According to the plea agreement, Rasic then asked if Tabakovic knew any other people who would be willing to sign similar statements for money, and Tabakovic subsequently recruited two other men, known to the court as X and Y - both X and Y signed false statements and each received 1,000 euro afterwards.
The document continues that in late December 2008, Tabakovic went to the tribunal field office in Sarajevo and told them about the false statement. In a tape recorded interview on December 31, he said he had come forward because it was “the proper thing to do, actually” and that he felt “relieved and much better” as a result.
Powles, Tabakovic’s lawyer, told judges that because his client came forward when he did, “there was no prospect thereafter of [him] coming to the [tribunal] to give false evidence” and it “could not have happened from there on in”.
Powles also said that Tabakovic was led to believe he would be a witness if the contempt case went forward, and was not interviewed as a suspect until September 2009.
“It was Tabakovic himself who sought to ensure that no harm was done to outcome of Lukic trial,” Powles said, adding that his client signed the statement because he needed money, and not for ethnic or patriotic reasons.
Powles said that Tabakovic sent his “sincere apologies to the trial chamber and the victims of the crimes in the Lukic case”.
The following day, on March 16, a status conference was held to discuss the Lukic cousins’ appeal against their respective convictions.

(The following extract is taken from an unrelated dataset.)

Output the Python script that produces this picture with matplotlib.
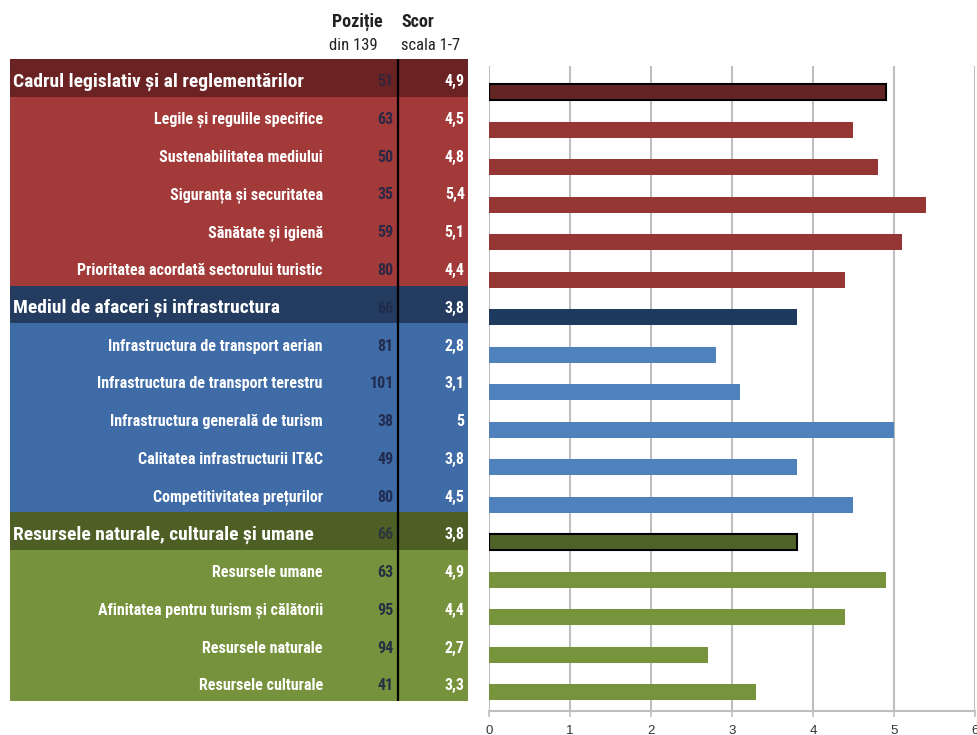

Presiding judge Mehmet Guney said the appeals hearing was unlikely to be held before June, and both the prosecution and defence requested six weeks’ notice of the exact date.
The judge also asked Milan and Sredoje Lukic about their health.
“My health is fine,” Milan responded. “[But] when an innocent man is in detention, you know how it is.”
Rachel Irwin is an IWPR reporter in The Hague.